A esquerda vive uma crise total no Brasil. Antes, “esquerda” era uma referência contra o sistema político instituído, propondo mudanças sociais e políticas significativas, mas hoje ela é a força política com representação parlamentar mais pró-sistema que existe. O principal programa dessa tal esquerda hoje em dia é a “defesa das instituições” aliada à “defesa da democracia”, de forma abstrata. Essa defesa é não só contraditória como também fadada ao fracasso.
Comecemos analisando o resultado desse programa da maior parte da esquerda: o crescimento do bolsonarismo. Entre 2018 e 2022, Bolsonaro não só aumentou a sua votação em quase 500 mil votos, como conseguiu formar um movimento bem-organizado que ele consegue mobilizar mesmo não estando na presidência – o bolsonarismo. Enquanto Bolsonaro consegue fazer ao menos um ato todo ano com dezenas milhares de pessoas comparecendo, a esquerda mal consegue juntar seis mil pessoas para seus atos, sendo o ápice do ridículo o ato do dia primeiro de maio de 2024 que, mesmo com a presença do presidente Lula, angariou menos de duas mil pessoas.

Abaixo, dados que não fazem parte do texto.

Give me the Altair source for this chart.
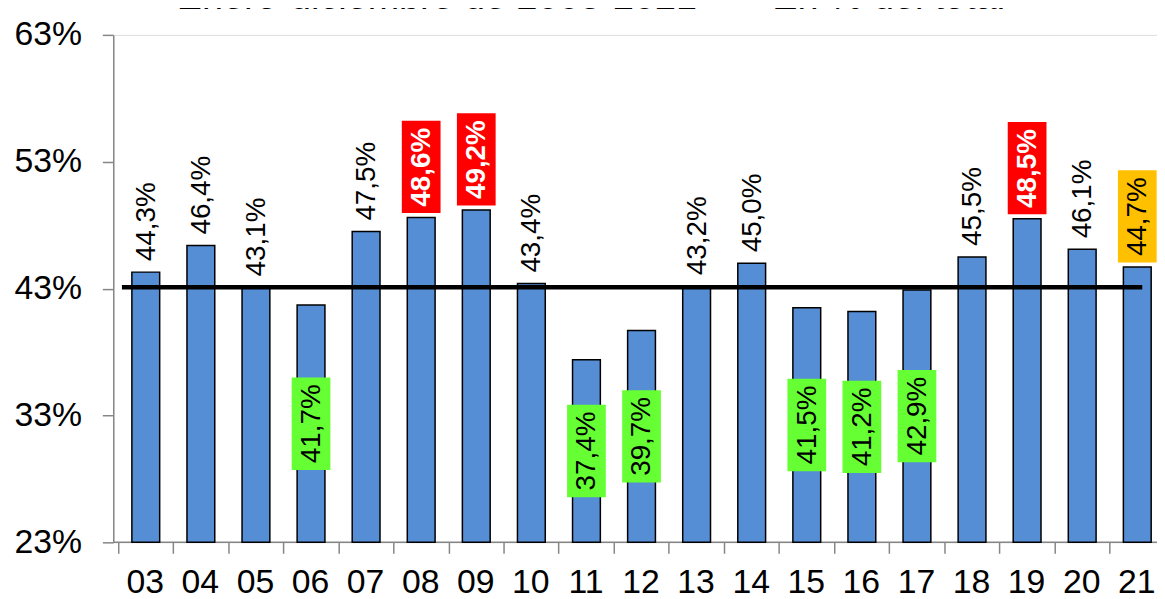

Enquanto Lula não consegue indicar novas lideranças e insiste em tentar emplacar Fernando Haddad e Guilherme Boulos como seus possíveis sucessores, surgem candidatos bolsonaristas com potencial eleitoral o tempo todo. Vejam o caso de Pablo Marçal, que saiu de ilustre desconhecido para quase disputar o segundo turno das eleições à prefeitura de São Paulo em 2024, conseguindo quase 1 milhão e 800 mil votos. Marçal não é um fenômeno isolado, pois nas eleições de 2024, o partido de Bolsonaro (PL) foi o que mais recebeu votos nas disputas para prefeito em todo o país, consagrando o ex-presidente como a força política mais influente nessa eleição.

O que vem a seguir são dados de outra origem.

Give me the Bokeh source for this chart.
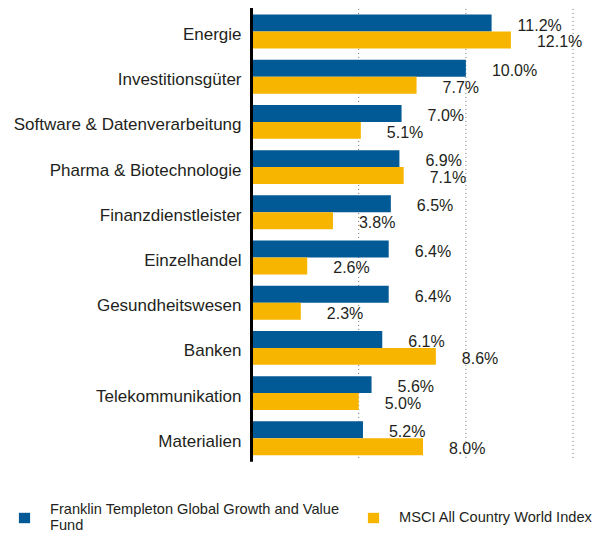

É fácil identificar o motivo para o fracasso da esquerda e o sucesso do bolsonarismo: a esquerda tem como pauta única “defender a democracia” e as “instituições”, enquanto o bolsonarismo se coloca claramente com uma retórica antissistema. É evidente que o caráter antissistema do bolsonarismo é apenas retórico, pois quando ele esteve na presidência trabalhou ativamente para beneficiar a classe dominante, vendendo empresas públicas de interesse nacional como a Eletrobrás, congelando o salário mínimo e permitindo que os Estados Unidos abrissem bases militares no Brasil. Entretanto, o motivo pelo qual essa conversa mole tem tanto sucesso é porque a esquerda não se contrapõe ativamente a isso. Pelo contrário, ela apenas repete como um papagaio os chavões pró-sistema como “defesa de democracia” e “defesa das instituições”.
Quem vai se colocar em defesa de uma democracia que mantém mais de 600 mil pessoas presas no país? Quem vai se colocar em defesa de instituições que permitem penhorar o salário das pessoas na fonte para pagar dívidas aos bancos? Quem vai defender uma democracia onde quem é eleito geralmente é apenas quem recebe milhões de reais para sua campanha? A resposta é ninguém, pois isso não é democracia, é apenas uma farsa.
A esquerda precisa parar de defender a democracia de forma abstrata e buscar defender um programa que realmente beneficie a população. Precisamos voltar às reivindicações marxistas clássicas, tanto através de um programa de transição da ordem capitalista (englobando medidas como estatização dos bancos, implementação de um programa de desenvolvimento das forças produtivas, valorização salarial), como através de um programa revolucionário, defendendo expropriação dos latifúndios, expropriação dos imóveis usados para especulação, controle operário das fábricas e planejamento estatal da economia.
Enquanto não oferecermos uma alternativa concreta à realidade que está posta com um programa sério de mudanças sociais, estaremos condenados ao fracasso. Com isso, reforça-se a realidade de que, hoje em dia, é muito mais comum que alguém revoltado com o sistema se alinhe à extrema-direita do que à esquerda.